NEW YORK (AFP) – European and United States (US) stock markets leapt on Friday as positive signs emerged from US-China trade talks aimed at averting an escalation of a tariff war between the world’s top two economies.

US President Donald Trump said the negotiations in Beijing were going “extremely well” and his Chinese counterpart Xi Jinping announced the talks would continue in Washington next week.

Trump also said there was a “possibility” he would extend a March 1 deadline for a sharp rise in tariffs on USD200 billion Chinese goods to go into effect.

The Dow Jones Industrial Average index finished the day up 1.7 per cent to 25,883.25 to close its eighth straight week of gains.

“There is a lot of optimism that a deal will be done,” said Bill Lynch on Hinsdale Associates. “I’ll believe it when I see it but it seems that a deal is fairly close.”

A trader works on the floor of the New York Stock Exchange. – AP

Investors also greeted Trump’s decision to sign a spending bill that averts another government shutdown.

Meanwhile, Trump’s decision to declare a national emergency to fund a wall along the Mexican border, which is expected to face legal challenges, is a “side issue,” Lynch said.

European markets also “went gaga” for the news of further trade talks, as Frankfurt’s DAX 30 closed up 1.9 per cent and the Paris CAC 40 followed suit with a 1.8 rise on the day.

Madrid’s IBEX 35 index rose 2.0 per cent after Spanish Prime Minister Pedro Sanchez called an early general election, following the rejection of his draft budget in parliament over the Catalan secession crisis.

London’s index also rose after stronger than expected British retail sales were reported for January, as consumers seemed to shrug off Brexit blues.
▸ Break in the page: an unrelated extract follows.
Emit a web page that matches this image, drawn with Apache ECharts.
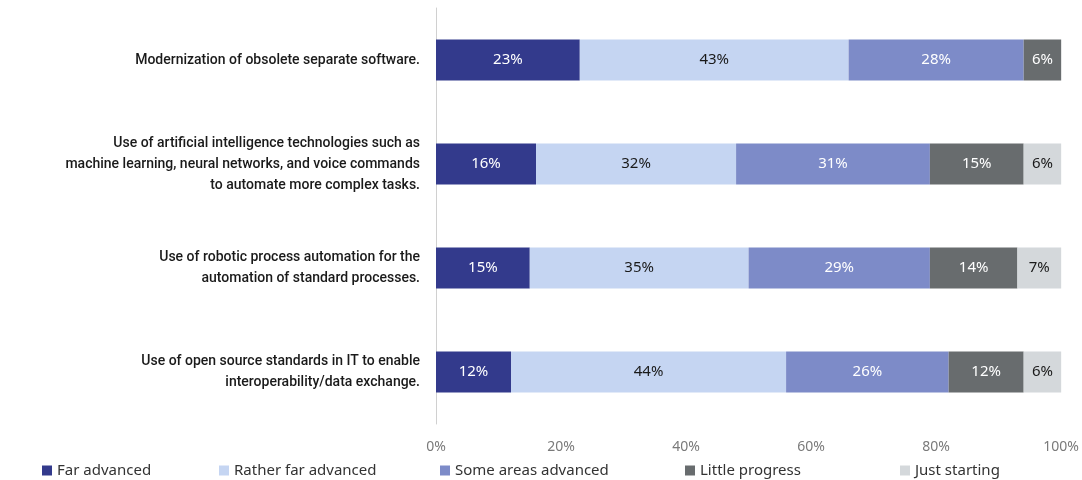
<!DOCTYPE html>
<html><head><meta charset="utf-8">
<script src="https://cdn.jsdelivr.net/npm/echarts@6/dist/echarts.min.js"></script>
<style>html,body{margin:0;padding:0;background:#fff}#c{width:1082px;height:480px}</style>
</head><body><div id="c"></div>
<script>
const categories = [
  "Modernization of obsolete separate software.",
  "Use of artificial intelligence technologies such as\nmachine learning, neural networks, and voice commands\nto automate more complex tasks.",
  "Use of robotic process automation for the\nautomation of standard processes.",
  "Use of open source standards in IT to enable\ninteroperability/data exchange."
];
const seriesNames = ["Far advanced","Rather far advanced","Some areas advanced","Little progress","Just starting"];
const farAdvanced = [23,16,15,12];
const ratherFarAdvanced = [43,32,35,44];
const someAreasAdvanced = [28,31,29,26];
const littleProgress = [6,15,14,12];
const justStarting = [0,6,7,6];
const xTicks = [0,20,40,60,80,100];

const values = [farAdvanced, ratherFarAdvanced, someAreasAdvanced, littleProgress, justStarting];
const colors = ["#333a8c","#c5d5f2","#7d8bc8","#686c6e","#d4d8db"];
const labelColors = ["#fff","#1a1a1a","#fff","#fff","#1a1a1a"];
const legendLeft = [37,214,435,680,895];
const FONT = "Noto Sans";

const chart = echarts.init(document.getElementById('c'), null, {renderer:'canvas'});
chart.setOption({
  animation:false,
  textStyle:{fontFamily:FONT},
  grid:{left:436,right:20,top:8,height:416,containLabel:false},
  xAxis:{type:'value',min:xTicks[0],max:xTicks[xTicks.length-1],interval:20,
    axisLine:{show:false},axisTick:{show:false},splitLine:{show:false},
    axisLabel:{formatter:'{value}%',color:'#7a7a7a',fontSize:14,margin:16,fontFamily:FONT}},
  yAxis:{type:'category',inverse:true,data:categories,
    axisLine:{show:true,lineStyle:{color:'#d0d0d0',width:1}},axisTick:{show:false},
    axisLabel:{color:'#1a1a1a',fontSize:14,fontWeight:500,lineHeight:21,margin:16,align:'right',fontFamily:'Roboto'}},
  legend: seriesNames.map((n,i)=>({data:[n],left:legendLeft[i],top:458,itemWidth:10,itemHeight:10,icon:'rect',
    textStyle:{color:'#333',fontSize:15,fontFamily:FONT},itemGap:0})),
  series: seriesNames.map((n,i)=>({name:n,type:'bar',stack:'total',barWidth:41,
    data:values[i],itemStyle:{color:colors[i]},
    label:{show:true,position:'inside',color:labelColors[i],fontSize:15,fontFamily:FONT,
      formatter:p=>p.value>0?p.value+'%':''}}))
});
</script></body></html>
Oil prices continued to push higher on evidence members of the Organization of the Petroleum Exporting Countries are implementing production cuts. Brent oil futures finished at USD66.25 a barrel, up 2.6 per cent for the day and 6.7 per cent for the week.

After a brutal end of 2018, US stocks have been on a tear since late December on expectations of a US-China trade deal and relief at the Federal Reserve’s shift to a more dovish posture.

These views have allowed the market to overlook signs of weakness, such as Federal Reserve data on Friday that showed a big drop in US manufacturing for January.